ONE OF THE BEST RESTAURANTS in Austin, Mirabelle, is just around the bend from my place (or was; it closed in 2012). The food is excellent, and a few of the entrees are among the best in town. The wine list is really, really good: not vast, but well-designed. It pairs well with the menu, and there are always good deals to be had for someone with a little wine knowledge. Those without such knowledge will be thrilled.
|Keenan Vineyards on Spring Mountain, Napa Valley, CA|
"You get infected...with this thing in your blood," Michael Keenan told us, about getting into the wine business; "it's like a virus." I agree, and I ain't even in the wine business. I've reviewed Keenan wines before, so I was delighted at the opportunity to meet Michael Keenan and to taste some of the winery's other offerings.
Before reflecting on the event itself--a different experience from my previous wine dinners--let me run down the wines, for surfers looking for opinions about how these wines were drinking:
2007 Keenan "Spring Mountain" Chardonnay: On the nose, some buttercream, a little pineapple, but reasonably tight. On the palate, excellently balanced, with lime, pineapple, butter, even a hint of mint, which was delightful, on the finish. Bourgogney. Splendid with a little crepe, prosciutto and gruyere canape. Circa $25 retail.
2006 Keenan Napa Valley Merlot: On the nose, licorice and cherry, with a hint of cinnamon. Chocolate, violets, and black cherry on the palate. I really liked this--I think it was my favorite. For a comparison, see this entry. Even better, as it's still young, with the arctic char and fava bean puree. They cheated by doing a Merlot reduction alongside--but I saw that coming, and tried the wine with the fava bean puree first, and it was a charming combination. Circa $30 retail.

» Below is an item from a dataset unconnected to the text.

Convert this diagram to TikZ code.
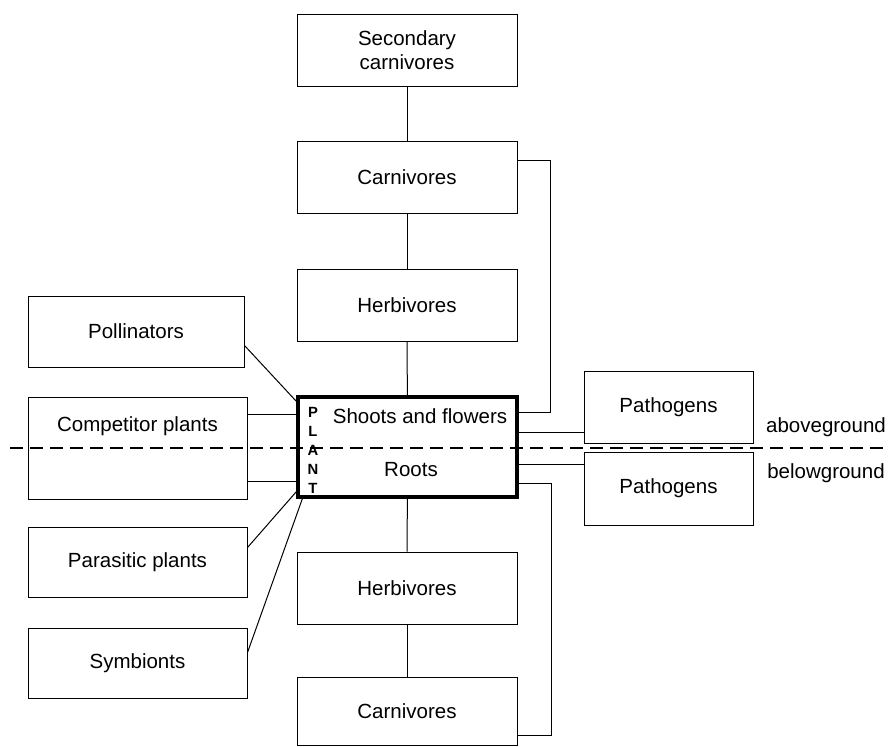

2005 Keenan Napa Cabernet, circa $50 retail: On the nose, briary, smoky, plum-ridden; really intense. On the palate, the usual cherry, licorice, and plum, harmoniously balanced. A caveat: I favor mountain wines from the Napa/Sonoma areas, as you'll see from some other entries. And this is an '05: it's still young, and it had not been open long--yet it was damn tasty. And the same goes for...

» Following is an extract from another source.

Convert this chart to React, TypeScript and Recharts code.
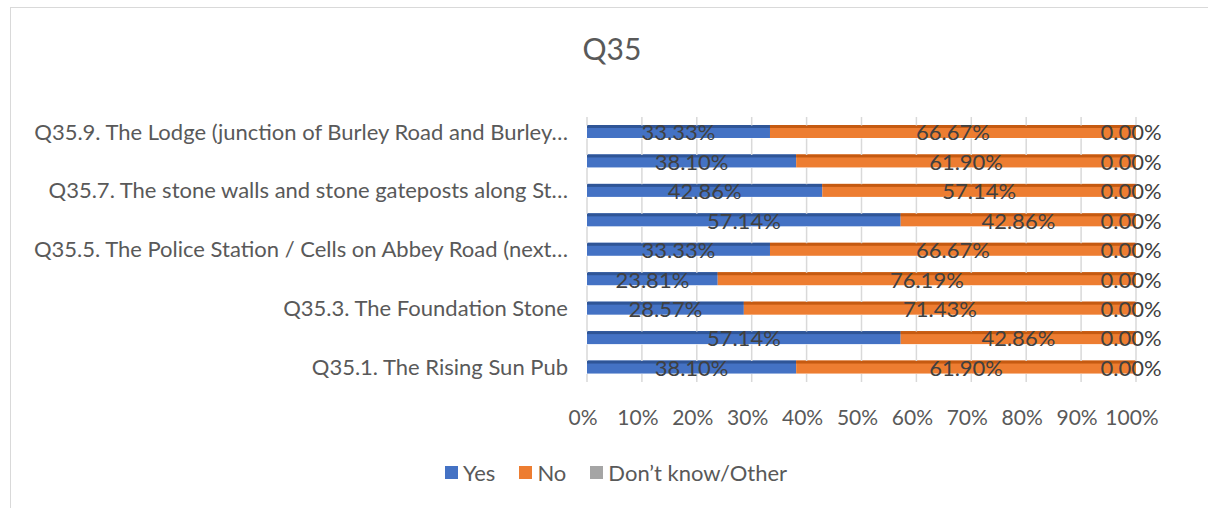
import React from 'react';
import {
  BarChart,
  Bar,
  XAxis,
  YAxis,
  ReferenceLine,
  LabelList,
} from 'recharts';

// top to bottom, as the chart shows them
const categories = [
  'Q35.9. The Lodge (junction of Burley Road and Burley…',
  'Q35.8.',
  'Q35.7. The stone walls and stone gateposts along St…',
  'Q35.6.',
  'Q35.5. The Police Station / Cells on Abbey Road (next…',
  'Q35.4.',
  'Q35.3. The Foundation Stone',
  'Q35.2.',
  'Q35.1. The Rising Sun Pub',
];
const yesValues = [33.33, 38.1, 42.86, 57.14, 33.33, 23.81, 28.57, 57.14, 38.1];
const noValues = [66.67, 61.9, 57.14, 42.86, 66.67, 76.19, 71.43, 42.86, 61.9];
const otherValues = [0, 0, 0, 0, 0, 0, 0, 0, 0];
const xTicks = [0, 10, 20, 30, 40, 50, 60, 70, 80, 90, 100];

const series = [
  { key: 'yes', name: 'Yes', color: '#4472C4', edge: '#2F5597', dx: 0 },
  { key: 'no', name: 'No', color: '#ED7D31', edge: '#C55A11', dx: 0 },
  { key: 'other', name: 'Don\u2019t know/Other', color: '#A5A5A5', edge: '#7F7F7F', dx: -5 },
];

const data = categories.map((name, i) => ({
  name,
  yes: yesValues[i],
  no: noValues[i],
  other: otherValues[i],
}));

const FONT = 'Lato, "Noto Sans", sans-serif';
const TEXT = '#595959';

// grid lines sit on top of the bars, so dash them to show only in the gaps
// (band = 265 / 9 rows, bar 13px with an 8px offset inside the band)
const GRID_DASH = '8 13 8.444 0';

// flat bar with a darker strip on top, standing in for the 3D bevel
const makeShape = (color: string, edge: string) => (props: any) => {
  const { x, y, width, height } = props;
  if (!width || width <= 0) return <g />;
  return (
    <g>
      <rect x={x} y={y} width={width} height={height} fill={color} />
      <rect x={x} y={y} width={width} height={3} fill={edge} />
    </g>
  );
};

const pct = (v: any) => `${Number(v).toFixed(2)}%`;

export default function App() {
  return (
    <div
      style={{
        position: 'absolute',
        left: 0,
        top: 0,
        width: 1208,
        height: 508,
        background: '#fff',
        fontFamily: FONT,
      }}
    >
      <div
        style={{
          position: 'absolute',
          left: 10,
          top: 7,
          right: 0,
          bottom: 0,
          borderLeft: '1px solid #D9D9D9',
          borderTop: '1px solid #D9D9D9',
        }}
      />
      <div
        style={{
          position: 'absolute',
          top: 30,
          left: 0,
          width: 1224,
          textAlign: 'center',
          fontSize: 30,
          color: TEXT,
        }}
      >
        Q35
      </div>
      <div style={{ position: 'absolute', left: 0, top: 0 }}>
        <BarChart
          width={1208}
          height={508}
          data={data}
          layout="vertical"
          barSize={13}
          margin={{ top: 117, right: 72, bottom: 96, left: 10 }}
        >
          <XAxis
            type="number"
            domain={[0, 100]}
            ticks={xTicks}
            tickFormatter={(v) => `${v}%`}
            axisLine={false}
            tickLine={false}
            tick={{ fill: TEXT, fontSize: 21, fontFamily: FONT, dx: -4, dy: 20 }}
          />
          <YAxis
            type="category"
            dataKey="name"
            width={577}
            interval={1}
            axisLine={false}
            tickLine={false}
            tickMargin={13}
            tick={{ fill: TEXT, fontSize: 22, fontFamily: FONT }}
          />
          {xTicks.map((t) => (
            <ReferenceLine
              key={`grid-${t}`}
              x={t}
              stroke="#D9D9D9"
              strokeWidth={1.5}
              strokeDasharray={GRID_DASH}
            />
          ))}
          {series.map((s) => (
            <Bar
              key={s.key}
              dataKey={s.key}
              name={s.name}
              stackId="a"
              fill={s.color}
              shape={makeShape(s.color, s.edge)}
              isAnimationActive={false}
            >
              <LabelList
                dataKey={s.key}
                position="center"
                formatter={pct}
                fill="#404040"
                fontSize={22}
                fontFamily={FONT}
                offset={0}
                dx={s.dx}
                dy={1}
              />
            </Bar>
          ))}
        </BarChart>
      </div>
      <div
        style={{
          position: 'absolute',
          top: 459,
          left: 0,
          width: 1208,
          display: 'flex',
          justifyContent: 'center',
          paddingLeft: 48,
          boxSizing: 'border-box',
          fontSize: 22,
          color: TEXT,
        }}
      >
        {series.map((s) => (
          <span
            key={s.key}
            style={{ display: 'flex', alignItems: 'center', marginRight: 24 }}
          >
            <span
              style={{
                width: 13,
                height: 13,
                background: s.color,
                marginRight: 5,
                display: 'inline-block',
              }}
            />
            {s.name}
          </span>
        ))}
      </div>
    </div>
  );
}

2005 "Spring Mountain" Cabernet, Reserve: Pepper, plum, bell pepper, blackberry, and tar on the nose--though not tremendously focused. On the palate, more focused plum, licorice, smoke, and charming sage at the close. A charming wine in general, though worth the $90 price tag? Hard to say. Both Cabernets were delightful--and showed better--with the lamb enchilada and espresso crema sauce.

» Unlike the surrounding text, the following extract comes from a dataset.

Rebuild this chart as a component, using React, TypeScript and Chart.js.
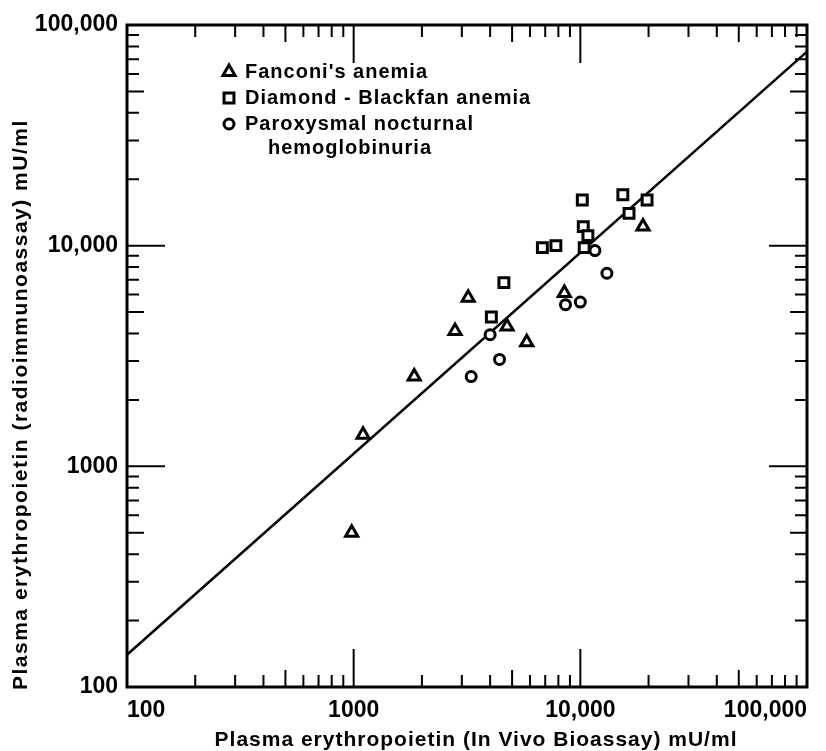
import React, { useEffect, useRef } from "react";
import { Chart, registerables } from "chart.js";
import { drawPoint } from "chart.js/helpers";

Chart.register(...registerables);

// Fanconi's anemia (triangles)
const fanconiX = [980, 1100, 1850, 2800, 3200, 4750, 5800, 8500, 18900];
const fanconiY = [500, 1390, 2550, 4100, 5800, 4300, 3650, 6100, 12200];
// Diamond-Blackfan anemia (squares)
const diamondX = [4050, 4600, 6800, 7800, 10200, 10300, 10800, 10400, 15400, 16400, 19700];
const diamondY = [4750, 6800, 9800, 10000, 16100, 12200, 11100, 9800, 17000, 14000, 16100];
// Paroxysmal nocturnal hemoglobinuria (circles)
const pnhX = [3300, 4400, 4000, 8600, 10000, 11600, 13100];
const pnhY = [2550, 3050, 3950, 5400, 5550, 9500, 7500];
// Regression line
const fitX = [100, 100000];
const fitY = [140, 75700];

const majorTicks = [100, 1000, 10000, 100000];
const tickLabels = ["100", "1000", "10,000", "100,000"];
const minorMultipliers = [2, 3, 4, 5, 6, 7, 8, 9];

const seriesLabels = ["Fanconi's anemia", "Diamond - Blackfan anemia", "Paroxysmal nocturnal"];
const seriesLabelExtra = ["", "", "hemoglobinuria"];
const xTitle = "Plasma erythropoietin (In Vivo Bioassay) mU/ml";
const yTitle = "Plasma erythropoietin (radioimmunoassay) mU/ml";

const FONT = "'Liberation Sans', Arial, sans-serif";

const pts = (xs: number[], ys: number[]) => xs.map((x, i) => ({ x, y: ys[i] }));

const framePlugin = {
  id: "frameTicks",
  afterDraw(chart: any) {
    const { ctx, chartArea: a, scales } = chart;
    const xs = scales.x;
    const ys = scales.y;
    ctx.save();
    ctx.strokeStyle = "#000";
    ctx.lineCap = "butt";
    const drawTick = (len: number, v: number, axis: "x" | "y", w: number) => {
      ctx.lineWidth = w;
      ctx.beginPath();
      if (axis === "x") {
        const p = xs.getPixelForValue(v);
        ctx.moveTo(p, a.bottom);
        ctx.lineTo(p, a.bottom - len);
        ctx.moveTo(p, a.top);
        ctx.lineTo(p, a.top + len);
      } else {
        const p = ys.getPixelForValue(v);
        ctx.moveTo(a.left, p);
        ctx.lineTo(a.left + len, p);
        ctx.moveTo(a.right, p);
        ctx.lineTo(a.right - len, p);
      }
      ctx.stroke();
    };
    for (const axis of ["x", "y"] as const) {
      majorTicks.forEach((d, i) => {
        if (i > 0 && i < majorTicks.length - 1) drawTick(38, d, axis, 2);
        if (i < majorTicks.length - 1) {
          minorMultipliers.forEach((m) => drawTick(m === 5 ? 17 : 12, d * m, axis, 2));
        }
      });
    }
    ctx.lineWidth = 3;
    ctx.strokeRect(a.left, a.top, a.right - a.left, a.bottom - a.top);

    // axis titles
    ctx.fillStyle = "#000";
    ctx.font = `bold 21px ${FONT}`;
    (ctx as any).letterSpacing = "1px";
    ctx.textBaseline = "middle";
    ctx.textAlign = "center";
    ctx.fillText(xTitle, 476, 740);
    (ctx as any).letterSpacing = "1.5px";
    ctx.translate(21, a.bottom + 3);
    ctx.rotate(-Math.PI / 2);
    ctx.textAlign = "left";
    ctx.fillText(yTitle, 0, 0);
    ctx.restore();
  },
};

const legendPlugin = {
  id: "insideLegend",
  afterDraw(chart: any) {
    const { ctx } = chart;
    const rows = [72, 98, 124];
    ctx.save();
    for (let i = 0; i < 3; i++) {
      const ds = chart.data.datasets[i];
      ctx.strokeStyle = "#000";
      ctx.fillStyle = "#fff";
      ctx.lineWidth = ds.borderWidth;
      drawPoint(ctx, { pointStyle: ds.pointStyle, radius: ds.pointRadius, borderWidth: ds.borderWidth, rotation: 0 }, 229, rows[i]);
      ctx.fillStyle = "#000";
      ctx.font = `bold 20px ${FONT}`;
      (ctx as any).letterSpacing = "1px";
      ctx.textBaseline = "middle";
      ctx.textAlign = "left";
      ctx.fillText(seriesLabels[i], 245, rows[i]);
      if (seriesLabelExtra[i]) ctx.fillText(seriesLabelExtra[i], 268, rows[i] + 24);
    }
    ctx.restore();
  },
};

export default function App() {
  const ref = useRef<HTMLCanvasElement>(null);
  useEffect(() => {
    if (!ref.current) return;
    const tickFont = { family: FONT, size: 23, weight: "bold" as const };
    const chart = new Chart(ref.current, {
      type: "scatter",
      data: {
        datasets: [
          { label: seriesLabels[0], data: pts(fanconiX, fanconiY), pointStyle: "triangle", pointRadius: 7, borderWidth: 3, borderColor: "#000", backgroundColor: "#fff" },
          { label: seriesLabels[1], data: pts(diamondX, diamondY), pointStyle: "rect", pointRadius: 7, borderWidth: 3, borderColor: "#000", backgroundColor: "#fff" },
          { label: seriesLabels[2] + " " + seriesLabelExtra[2], data: pts(pnhX, pnhY), pointStyle: "circle", pointRadius: 5, borderWidth: 3, borderColor: "#000", backgroundColor: "#fff" },
          { type: "line", label: "fit", data: pts(fitX, fitY), showLine: true, pointRadius: 0, borderWidth: 2.5, borderColor: "#000", fill: false } as any,
        ],
      },
      options: {
        responsive: false,
        animation: false,
        layout: { padding: { top: 25, right: 19, left: 0, bottom: 0 } },
        plugins: { legend: { display: false }, tooltip: { enabled: false } },
        scales: {
          x: {
            type: "logarithmic",
            min: 100,
            max: 100000,
            position: "bottom",
            afterBuildTicks: (s: any) => { s.ticks = majorTicks.map((v) => ({ value: v })); },
            afterFit: (s: any) => { s.height = 64; s.paddingLeft = 0; s.paddingRight = 0; },
            grid: { display: false, drawTicks: false },
            border: { display: false },
            ticks: {
              autoSkip: false, maxRotation: 0, minRotation: 0, align: "inner", padding: 10, color: "#000", font: tickFont,
              callback: (_v: any, i: number) => tickLabels[i],
            },
            title: { display: false, text: xTitle },
          },
          y: {
            type: "logarithmic",
            min: 100,
            max: 100000,
            position: "left",
            afterBuildTicks: (s: any) => { s.ticks = majorTicks.map((v) => ({ value: v })); },
            afterFit: (s: any) => { s.width = 127; s.paddingTop = 0; s.paddingBottom = 0; },
            grid: { display: false, drawTicks: false },
            border: { display: false },
            ticks: {
              autoSkip: false, padding: 9, color: "#000", font: tickFont,
              callback: (_v: any, i: number) => tickLabels[i],
            },
            title: { display: false, text: yTitle },
          },
        },
      },
      plugins: [framePlugin, legendPlugin],
    });
    return () => chart.destroy();
  }, []);
  return (
    <div style={{ position: "fixed", left: 0, top: 0, width: 826, height: 751, background: "#fff" }}>
      <canvas ref={ref} width={826} height={751} style={{ width: 826, height: 751 }} />
    </div>
  );
}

2005 Reserve Merlot, "Mailbox Vineyard": This has the hallmarks of a young vineyard. On the nose, black fruit, but a little sweetness in the aromas, and fascinating desert sage. On the palate, chocolate covered raspberry, plum, orange, and a hint of cilantro. Those with less affection for the mountain style, with its briary smoke, will like this one more, I think; and too, it's young. These wines are built to age, as my previous encounters with them suggested. This paired well, though not perhaps as elegantly as the previous courses, with a beef filet topped with foie gras.
The genre of the wine dinner is still a bit of a mystery to me. I'm tempted to say that its characteristics are not generalizable--that each wine dinner tends to show its peculiarities in relation to the venue. Mirabelle is in a comparatively wealthy, comparatively suburban neighborhood, and its chef is a player in Austin's food and beverage realm. So perhaps it's not surprising that this dinner saw a fascinating combination of established, older folks with younger, mover-shaker business types. I'll do another of these dinners before long, and to test my theory, I'll choose an utterly new venue to me.
I had the good luck to be seated with a charmingly clumsy photographer (who, I suspect, also preferred the Merlot), some mover-shaker folks (who, appallingly, left behind most of their wine and decamped early), and some longtime fans of Mirabelle. I was struck by the appreciation that Mirabelle's owner and head chef, Michael Vilim, showed for his staff, both by introducing them to us during the dinner and by naming all of them--servers, buser, and sous chefs--on the menu. A big small thing. (New York City peeps: please do post a comment if you have been to a restaurant-hosted wine dinner at which you learned the full names of all of your servers and sous chefs.)
Michael Keenan has done a million of these things, you can tell, and he got up three times to talk about the wines, but otherwise hung back or cruised among the tables, informally chatting. That, it seemed to me, was an ideal approach--no pitch, no bullshit, no anxiousness, just passion. Or perhaps, a virus.